El panorama no puede ser más complejo e incierto. Francia sigue adelante con su ofensiva militar contra los yihadistas sin más apoyo de momento que unos miles de soldados africanos, en su mayoría mal entrenados y, salvo los de Chad, sin experiencia para la guerra en el desierto. La voluble comunidad internacional parece haber decidido que, por ahora, esta es una guerra que Francia debe librar en solitario o, como mucho, con tibios apoyos logísticos y políticos.

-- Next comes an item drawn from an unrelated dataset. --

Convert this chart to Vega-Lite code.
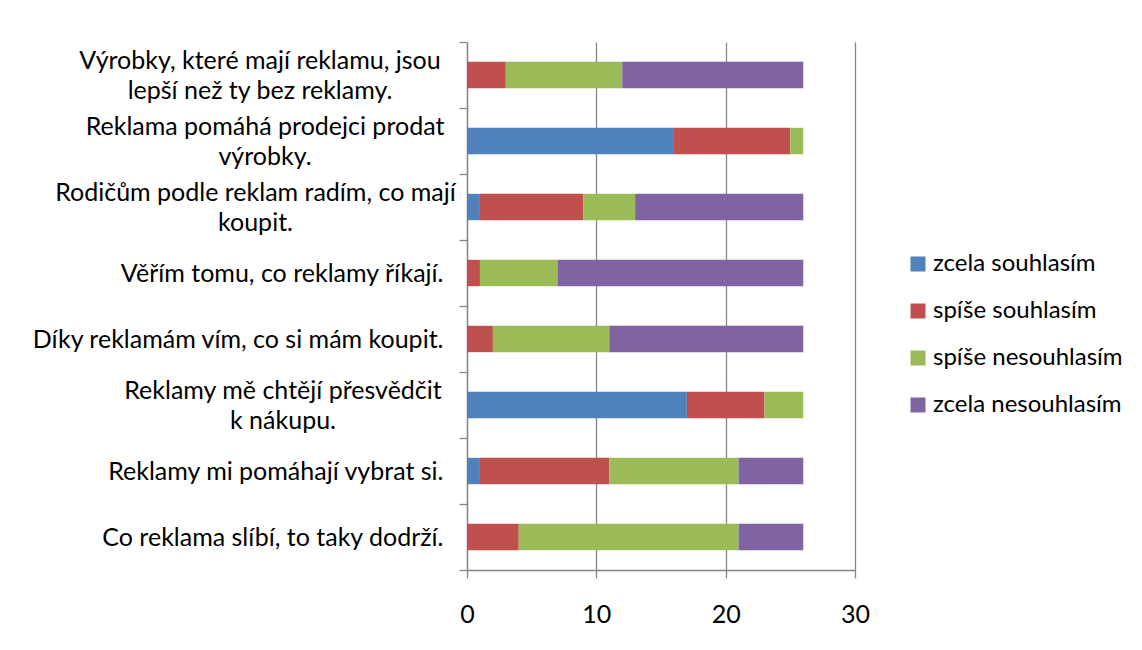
{
  "$schema": "https://vega.github.io/schema/vega-lite/v6.json",
  "autosize": "none",
  "width": 388,
  "height": 528,
  "padding": {"left": 467, "top": 42, "right": 287, "bottom": 80},
  "background": "white",
  "data": {
    "values": [
      {"otazka": "Výrobky, které mají reklamu, jsou\nlepší než ty bez reklamy.", "zcela souhlasím": 0, "spíše souhlasím": 3, "spíše nesouhlasím": 9, "zcela nesouhlasím": 14},
      {"otazka": "Reklama pomáhá prodejci prodat\nvýrobky.", "zcela souhlasím": 16, "spíše souhlasím": 9, "spíše nesouhlasím": 1, "zcela nesouhlasím": 0},
      {"otazka": "Rodičům podle reklam radím, co mají\nkoupit.", "zcela souhlasím": 1, "spíše souhlasím": 8, "spíše nesouhlasím": 4, "zcela nesouhlasím": 13},
      {"otazka": "Věřím tomu, co reklamy říkají.", "zcela souhlasím": 0, "spíše souhlasím": 1, "spíše nesouhlasím": 6, "zcela nesouhlasím": 19},
      {"otazka": "Díky reklamám vím, co si mám koupit.", "zcela souhlasím": 0, "spíše souhlasím": 2, "spíše nesouhlasím": 9, "zcela nesouhlasím": 15},
      {"otazka": "Reklamy mě chtějí přesvědčit\nk nákupu.", "zcela souhlasím": 17, "spíše souhlasím": 6, "spíše nesouhlasím": 3, "zcela nesouhlasím": 0},
      {"otazka": "Reklamy mi pomáhají vybrat si.", "zcela souhlasím": 1, "spíše souhlasím": 10, "spíše nesouhlasím": 10, "zcela nesouhlasím": 5},
      {"otazka": "Co reklama slíbí, to taky dodrží.", "zcela souhlasím": 0, "spíše souhlasím": 4, "spíše nesouhlasím": 17, "zcela nesouhlasím": 5}
    ]
  },
  "transform": [
    {"fold": ["zcela souhlasím", "spíše souhlasím", "spíše nesouhlasím", "zcela nesouhlasím"], "as": ["odpoved", "pocet"]},
    {"calculate": "indexof(['zcela souhlasím', 'spíše souhlasím', 'spíše nesouhlasím', 'zcela nesouhlasím'], datum.odpoved)", "as": "poradi"}
  ],
  "mark": {"type": "bar", "height": {"band": 0.4}},
  "encoding": {
    "y": {
      "field": "otazka",
      "type": "nominal",
      "sort": null,
      "scale": {"paddingInner": 0, "paddingOuter": 0},
      "axis": {
        "title": null,
        "tickBand": "extent",
        "tickSize": 8,
        "tickColor": "#868686",
        "tickWidth": 1.3,
        "domainColor": "#868686",
        "domainWidth": 1.3,
        "grid": false,
        "labelExpr": "isString(datum.value) ? split(datum.value, '\\n') : ''",
        "labelFont": "Lato",
        "labelFontSize": 25,
        "labelColor": "#000000",
        "labelLineHeight": 30,
        "labelLimit": 600,
        "labelOverlap": false,
        "labelBaseline": "middle",
        "labelAlign": {"condition": {"test": "isString(datum.value) && indexof(datum.value, '\\n') >= 0", "value": "center"}, "value": "right"},
        "labelOffset": {"condition": {"test": "isString(datum.value) && indexof(datum.value, '\\n') >= 0", "value": -15}, "value": 0},
        "labelPadding": {
          "condition": [
            {"test": "isString(datum.value) && indexof(datum.value, 'Výrobky') == 0", "value": 199.5},
            {"test": "isString(datum.value) && indexof(datum.value, 'Reklama pomáhá') == 0", "value": 194.5},
            {"test": "isString(datum.value) && indexof(datum.value, 'Rodičům') == 0", "value": 204},
            {"test": "isString(datum.value) && indexof(datum.value, 'Reklamy mě') == 0", "value": 176.5}
          ],
          "value": 16
        }
      }
    },
    "x": {
      "field": "pocet",
      "type": "quantitative",
      "stack": "zero",
      "scale": {"domain": [0, 30], "nice": false},
      "axis": {
        "title": null,
        "values": [0, 10, 20, 30],
        "grid": true,
        "gridColor": "#868686",
        "gridWidth": 1.3,
        "domainColor": "#868686",
        "domainWidth": 1.3,
        "tickColor": "#868686",
        "tickWidth": 1.3,
        "tickSize": 8,
        "labelFont": "Lato",
        "labelFontSize": 25,
        "labelColor": "#000000",
        "labelPadding": 24,
        "labelFlush": false
      }
    },
    "color": {
      "field": "odpoved",
      "type": "nominal",
      "scale": {
        "domain": ["zcela souhlasím", "spíše souhlasím", "spíše nesouhlasím", "zcela nesouhlasím"],
        "range": ["#4F81BD", "#C0504D", "#9BBB59", "#8064A2"]
      },
      "legend": {
        "title": null,
        "orient": "none",
        "legendX": 439,
        "legendY": 210,
        "symbolType": "square",
        "symbolSize": 225,
        "symbolStrokeWidth": 0,
        "symbolOpacity": 1,
        "labelFont": "Lato",
        "labelFontSize": 24,
        "labelColor": "#000000",
        "labelOffset": 3,
        "labelLimit": 400,
        "rowPadding": 23
      }
    },
    "order": {"field": "poradi", "type": "quantitative"}
  },
  "config": {
    "view": {"stroke": null}
  }
}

Esa soledad está empezando a crear un cierto malestar en París que de momento no se expresa en voz alta, aunque otra cosa puede ocurrir cuando empiecen a llegar los cadáveres de los soldados franceses muertos en Mali.

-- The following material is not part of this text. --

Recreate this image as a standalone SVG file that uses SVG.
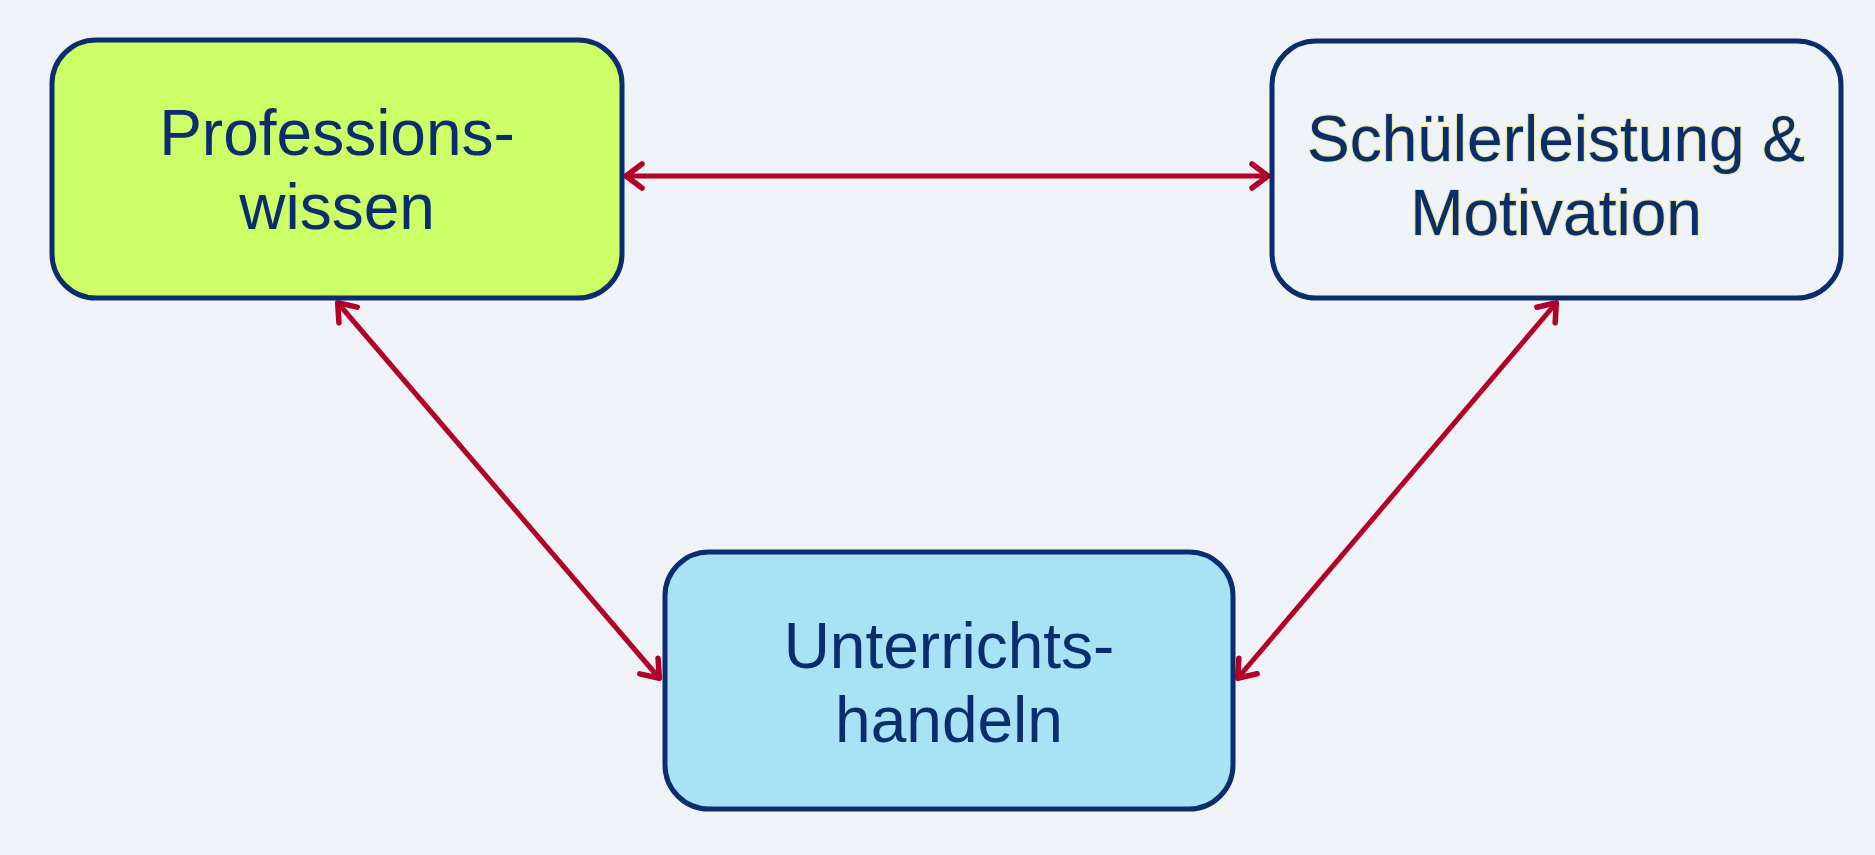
<svg xmlns="http://www.w3.org/2000/svg" width="1875" height="855" viewBox="0 0 1875 855">
  <style>
    .box { stroke: #0b2d6e; stroke-width: 5; }
    .lbl { font-family: "Liberation Sans", Arial, sans-serif; font-size: 64px; fill: #0b2d6e; text-anchor: middle; }
    .glow { stroke: #e4e27a; stroke-width: 2; stroke-opacity: 0.8; }
    .conn { stroke: #b3002a; stroke-width: 5; fill: none; marker-start: url(#arr); marker-end: url(#arr); }
  </style>
  <defs>
    <marker id="arr" viewBox="0 0 24 32" refX="21" refY="16" markerWidth="24" markerHeight="32" markerUnits="userSpaceOnUse" orient="auto-start-reverse">
      <path d="M4,4 L20,16 L4,28" fill="none" stroke="#b3002a" stroke-width="5.5" stroke-linecap="round" stroke-linejoin="round"/>
    </marker>
  </defs>
  <rect width="1875" height="855" fill="#eff3f7"/>
  <g id="connectors">
    <line class="conn" x1="625" y1="176" x2="1269" y2="176"/>
    <line class="conn" x1="337" y1="302" x2="660" y2="679"/>
    <line class="conn" x1="1557" y1="302" x2="1237" y2="679"/>
  </g>
  <g id="node-professionswissen">
    <rect class="box" x="52" y="40" width="570" height="258" rx="44" fill="#ccff66"/>
    <text class="lbl" x="337" y="155">Professions-</text>
    <text class="lbl" x="337" y="229">wissen</text>
  </g>
  <g id="node-schuelerleistung">
    <rect class="box" x="1272" y="41" width="569" height="257" rx="44" fill="#eff3f7"/>
    <text class="lbl glow" x="1556" y="161">Schülerleistung &amp;</text>
    <text class="lbl glow" x="1556" y="235">Motivation</text>
    <text class="lbl" x="1556" y="161">Schülerleistung &amp;</text>
    <text class="lbl" x="1556" y="235">Motivation</text>
  </g>
  <g id="node-unterrichtshandeln">
    <rect class="box" x="665" y="552" width="568" height="257" rx="44" fill="#a8e2f4"/>
    <text class="lbl" x="949" y="668">Unterrichts-</text>
    <text class="lbl" x="949" y="742">handeln</text>
  </g>
</svg>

El reciente ataque a una planta argelina de gas con un saldo de casi 40 muertos ha puesto de manifiesto que Francia no se enfrenta a un ejército convencional sino a una amalgama de grupúsculos terroristas hasta ahora muy heterogénea pero capaz de aparcar sus diferencias para combatir al enemigo común. Además de las víctimas inocentes de esta nueva guerra, lo que más preocupa es que no se conoce hoja de ruta alguna que permita atisbar cuándo y cómo podrá Francia salir del avispero en el que se acaba de meter y si será capaz de hacerlo por sí misma o necesitará algo más que la ayuda de algunos países africanos.

Por ahora, todo apunta a que esta será una guerra larga y dolorosa que obligará al ejército francés a permanecer durante mucho tiempo sobre el terreno aún a riesgo de ser acusado de neocolonial. Paralelamente puede intentar fortalecer y estabilizar el gobierno maliense y entrenar a sus fuerzas armadas para que sean ellos los que tomen el relevo. Cuándo podrá ocurrir eso nadie puede predecirlo en estos momentos y de ahí que se hable ya de una suerte de Afganistán africano en Mali.

En cualquier caso, es mucho lo que está en juego, empezando por los propios intereses franceses que se verían seriamente amenazados por una especie de Estado talibán en la zona. Pero sobre todo está en juego la seguridad no sólo en Francia sino en toda Europa, a pesar de que la Unión Europea y la OTAN han preferido ponerse de perfil y verlas venir. España y Canarias están a unos escasos 2.000 kilómetros del foco del conflicto y su extensión a otros países del Magreb puede tener consecuencias imprevisibles.

La guerra que se está librando en Mali es en buena parte consecuencia de la interesada intervención occidental en Libia. Allí lucharon algunos de los grupos que hoy se enfrentan a las tropas francesas y de allí volvieron cargando en sus pick-up un sofisticado armamento que ahora vuelven a emplear contra Occidente. Pero llorar sobre la leche derramada no servirá para corregir aquellos errores ni, a lo que se ve, para evitar que sean una vez más los inocentes los que muestren al mundo la verdadera cara de la guerra. Como en todas las guerras.